Weil is uneasy about being called a poet; in “A Blessing,” he says, “This poem / is not trying to be a poem;” (p.13) He only wants to express how he feels, not write what passes as good poetry Variations of this occur in several poems. In the collection’s final poem, the title, “There’s So Much I Love In Life,” (99), is followed by, you can’t  begin /a poem that way, but he does to  “break(ing) the 4th wall,” “cut through all this traffic.” (“Because I am Lost,” (70).

Weil can write, a so-called good poem, as seen with images like “The thunder comes as if / the sky engineer hit the wrong key” (“Thunder on a Sunny day”(42) or  “Ghost Poem That Falls into It’s Own Smile” (32), and “Orange Is the Happiest Color” (71), but that isn’t what he’s aiming for.

Weil worked in a factory for years, a place where he always felt like an outsider, as he does now teaching in a university. When a student called him, “her favorite professor,” he says he doesn’t even know what that. is,69)  as he doesn’t know what a poem is. He’s not even sure who/what he is (“Just Be Yourself” (20).

But any reader who picks up this this beautifully produced book, reads these poems, will, and respond to his honesty and, yes, skill as poet.

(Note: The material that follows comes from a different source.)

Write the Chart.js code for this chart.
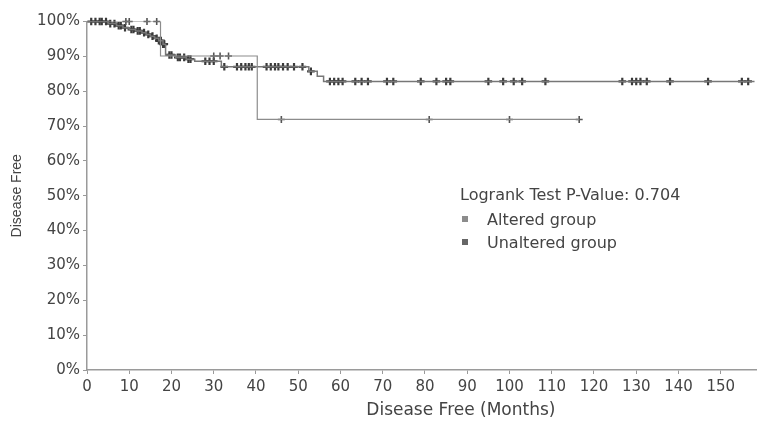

Angela Mark’s black and white intriguing  illustrations serve to enhance the poems in Saint World just as Dave Roskos’s  excellent foreword further elucidates our understanding by drawing specific connections  between Weil’s background and his poems.

Joe Weil has written some of the most moving, and honest poems I’ve read in a long time.
Get this collection; it will stay with you long after you have read the final poem and put Saint World down.